Images are not part of the copy; transcribe all the data exactly.

-- start of Source material --

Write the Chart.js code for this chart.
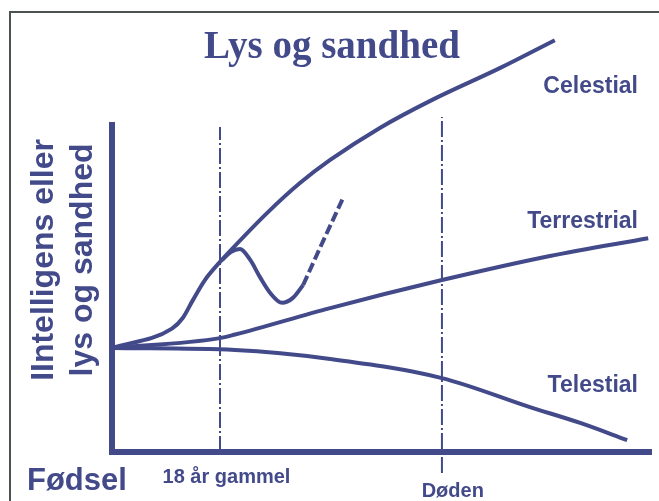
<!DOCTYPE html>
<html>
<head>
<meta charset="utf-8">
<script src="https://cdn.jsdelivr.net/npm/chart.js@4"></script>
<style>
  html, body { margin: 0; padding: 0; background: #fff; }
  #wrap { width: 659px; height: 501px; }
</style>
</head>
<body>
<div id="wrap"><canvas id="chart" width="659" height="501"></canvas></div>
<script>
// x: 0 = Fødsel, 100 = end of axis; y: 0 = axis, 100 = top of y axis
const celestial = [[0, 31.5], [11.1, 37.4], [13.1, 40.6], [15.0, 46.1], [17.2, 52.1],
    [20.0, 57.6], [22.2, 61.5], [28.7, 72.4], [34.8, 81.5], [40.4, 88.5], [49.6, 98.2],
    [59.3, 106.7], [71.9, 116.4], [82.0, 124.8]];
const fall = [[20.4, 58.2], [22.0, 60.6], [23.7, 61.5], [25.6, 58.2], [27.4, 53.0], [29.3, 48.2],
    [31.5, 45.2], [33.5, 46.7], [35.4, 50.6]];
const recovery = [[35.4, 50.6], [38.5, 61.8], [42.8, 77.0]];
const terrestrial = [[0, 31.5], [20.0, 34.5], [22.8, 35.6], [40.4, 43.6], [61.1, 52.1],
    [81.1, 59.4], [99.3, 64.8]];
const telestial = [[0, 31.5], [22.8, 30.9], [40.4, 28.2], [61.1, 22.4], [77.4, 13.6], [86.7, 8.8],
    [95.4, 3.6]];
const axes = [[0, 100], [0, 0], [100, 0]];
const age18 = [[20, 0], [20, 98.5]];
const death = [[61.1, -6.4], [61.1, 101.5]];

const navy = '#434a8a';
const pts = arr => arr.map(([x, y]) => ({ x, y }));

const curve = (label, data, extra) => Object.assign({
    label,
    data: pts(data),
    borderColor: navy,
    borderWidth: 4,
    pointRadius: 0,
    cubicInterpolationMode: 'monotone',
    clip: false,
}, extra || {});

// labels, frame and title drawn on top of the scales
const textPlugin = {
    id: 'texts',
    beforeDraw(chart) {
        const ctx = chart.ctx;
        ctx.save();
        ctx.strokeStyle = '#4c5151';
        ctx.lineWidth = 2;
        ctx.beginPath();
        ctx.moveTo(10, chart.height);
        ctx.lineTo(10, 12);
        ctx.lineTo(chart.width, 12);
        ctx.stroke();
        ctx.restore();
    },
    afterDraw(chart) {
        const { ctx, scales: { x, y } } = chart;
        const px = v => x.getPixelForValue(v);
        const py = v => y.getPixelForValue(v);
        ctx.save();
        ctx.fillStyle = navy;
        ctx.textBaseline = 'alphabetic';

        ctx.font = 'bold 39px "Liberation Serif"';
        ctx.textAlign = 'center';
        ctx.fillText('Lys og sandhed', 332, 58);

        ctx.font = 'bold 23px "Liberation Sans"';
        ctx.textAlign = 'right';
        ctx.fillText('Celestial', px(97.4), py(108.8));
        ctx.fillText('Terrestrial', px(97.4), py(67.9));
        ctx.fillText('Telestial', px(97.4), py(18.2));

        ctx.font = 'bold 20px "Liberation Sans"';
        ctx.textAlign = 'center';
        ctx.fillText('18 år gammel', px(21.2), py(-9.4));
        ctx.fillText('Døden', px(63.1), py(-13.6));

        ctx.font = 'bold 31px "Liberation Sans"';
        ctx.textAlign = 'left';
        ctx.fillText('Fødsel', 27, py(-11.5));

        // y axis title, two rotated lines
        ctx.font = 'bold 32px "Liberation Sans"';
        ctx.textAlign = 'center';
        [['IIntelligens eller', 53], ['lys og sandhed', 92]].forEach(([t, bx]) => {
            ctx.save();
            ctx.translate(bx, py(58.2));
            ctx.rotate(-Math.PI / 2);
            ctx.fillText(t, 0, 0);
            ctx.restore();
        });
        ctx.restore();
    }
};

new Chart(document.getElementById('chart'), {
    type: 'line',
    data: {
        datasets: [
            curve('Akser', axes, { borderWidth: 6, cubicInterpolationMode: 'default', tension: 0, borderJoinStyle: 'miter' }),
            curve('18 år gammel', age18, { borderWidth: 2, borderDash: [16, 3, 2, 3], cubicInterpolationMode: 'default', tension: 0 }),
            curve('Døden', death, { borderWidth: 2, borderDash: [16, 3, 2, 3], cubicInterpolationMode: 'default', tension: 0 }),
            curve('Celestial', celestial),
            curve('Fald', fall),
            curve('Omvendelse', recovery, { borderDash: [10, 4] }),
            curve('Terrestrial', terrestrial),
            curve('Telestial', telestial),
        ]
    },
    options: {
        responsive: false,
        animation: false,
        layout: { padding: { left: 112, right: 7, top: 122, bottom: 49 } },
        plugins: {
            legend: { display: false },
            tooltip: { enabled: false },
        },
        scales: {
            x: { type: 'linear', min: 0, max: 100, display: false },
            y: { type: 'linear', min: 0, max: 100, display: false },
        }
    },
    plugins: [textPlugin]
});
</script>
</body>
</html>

-- end of Source material --

▸ Final result:
Write the Chart.js code for this chart.
<!DOCTYPE html>
<html>
<head>
<meta charset="utf-8">
<script src="https://cdn.jsdelivr.net/npm/chart.js@4"></script>
<style>
  html, body { margin: 0; padding: 0; background: #fff; }
  #wrap { width: 659px; height: 501px; }
</style>
</head>
<body>
<div id="wrap"><canvas id="chart" width="659" height="501"></canvas></div>
<script>
// x: 0 = Fødsel, 100 = end of axis; y: 0 = axis, 100 = top of y axis
const celestial = [[0, 31.5], [11.1, 37.4], [13.1, 40.6], [15.0, 46.1], [17.2, 52.1],
    [20.0, 57.6], [22.2, 61.5], [28.7, 72.4], [34.8, 81.5], [40.4, 88.5], [49.6, 98.2],
    [59.3, 106.7], [71.9, 116.4], [82.0, 124.8]];
const fall = [[20.4, 58.2], [22.0, 60.6], [23.7, 61.5], [25.6, 58.2], [27.4, 53.0], [29.3, 48.2],
    [31.5, 45.2], [33.5, 46.7], [35.4, 50.6]];
const recovery = [[35.4, 50.6], [38.5, 61.8], [42.8, 77.0]];
const terrestrial = [[0, 31.5], [20.0, 34.5], [22.8, 35.6], [40.4, 43.6], [61.1, 52.1],
    [81.1, 59.4], [99.3, 64.8]];
const telestial = [[0, 31.5], [22.8, 30.9], [40.4, 28.2], [61.1, 22.4], [77.4, 13.6], [86.7, 8.8],
    [95.4, 3.6]];
const axes = [[0, 100], [0, 0], [100, 0]];
const age18 = [[20, 0], [20, 98.5]];
const death = [[61.1, -6.4], [61.1, 101.5]];

const navy = '#434a8a';
const pts = arr => arr.map(([x, y]) => ({ x, y }));

const curve = (label, data, extra) => Object.assign({
    label,
    data: pts(data),
    borderColor: navy,
    borderWidth: 4,
    pointRadius: 0,
    cubicInterpolationMode: 'monotone',
    clip: false,
}, extra || {});

// labels, frame and title drawn on top of the scales
const textPlugin = {
    id: 'texts',
    beforeDraw(chart) {
        const ctx = chart.ctx;
        ctx.save();
        ctx.strokeStyle = '#4c5151';
        ctx.lineWidth = 2;
        ctx.beginPath();
        ctx.moveTo(10, chart.height);
        ctx.lineTo(10, 12);
        ctx.lineTo(chart.width, 12);
        ctx.stroke();
        ctx.restore();
    },
    afterDraw(chart) {
        const { ctx, scales: { x, y } } = chart;
        const px = v => x.getPixelForValue(v);
        const py = v => y.getPixelForValue(v);
        ctx.save();
        ctx.fillStyle = navy;
        ctx.textBaseline = 'alphabetic';

        ctx.font = 'bold 39px "Liberation Serif"';
        ctx.textAlign = 'center';
        ctx.fillText('Lys og sandhed', 332, 58);

        ctx.font = 'bold 23px "Liberation Sans"';
        ctx.textAlign = 'right';
        ctx.fillText('Celestial', px(97.4), py(108.8));
        ctx.fillText('Terrestrial', px(97.4), py(67.9));
        ctx.fillText('Telestial', px(97.4), py(18.2));

        ctx.font = 'bold 20px "Liberation Sans"';
        ctx.textAlign = 'center';
        ctx.fillText('18 år gammel', px(21.2), py(-9.4));
        ctx.fillText('Døden', px(63.1), py(-13.6));

        ctx.font = 'bold 31px "Liberation Sans"';
        ctx.textAlign = 'left';
        ctx.fillText('Fødsel', 27, py(-11.5));

        // y axis title, two rotated lines
        ctx.font = 'bold 32px "Liberation Sans"';
        ctx.textAlign = 'center';
        [['IIntelligens eller', 53], ['lys og sandhed', 92]].forEach(([t, bx]) => {
            ctx.save();
            ctx.translate(bx, py(58.2));
            ctx.rotate(-Math.PI / 2);
            ctx.fillText(t, 0, 0);
            ctx.restore();
        });
        ctx.restore();
    }
};

new Chart(document.getElementById('chart'), {
    type: 'line',
    data: {
        datasets: [
            curve('Akser', axes, { borderWidth: 6, cubicInterpolationMode: 'default', tension: 0, borderJoinStyle: 'miter' }),
            curve('18 år gammel', age18, { borderWidth: 2, borderDash: [16, 3, 2, 3], cubicInterpolationMode: 'default', tension: 0 }),
            curve('Døden', death, { borderWidth: 2, borderDash: [16, 3, 2, 3], cubicInterpolationMode: 'default', tension: 0 }),
            curve('Celestial', celestial),
            curve('Fald', fall),
            curve('Omvendelse', recovery, { borderDash: [10, 4] }),
            curve('Terrestrial', terrestrial),
            curve('Telestial', telestial),
        ]
    },
    options: {
        responsive: false,
        animation: false,
        layout: { padding: { left: 112, right: 7, top: 122, bottom: 49 } },
        plugins: {
            legend: { display: false },
            tooltip: { enabled: false },
        },
        scales: {
            x: { type: 'linear', min: 0, max: 100, display: false },
            y: { type: 'linear', min: 0, max: 100, display: false },
        }
    },
    plugins: [textPlugin]
});
</script>
</body>
</html>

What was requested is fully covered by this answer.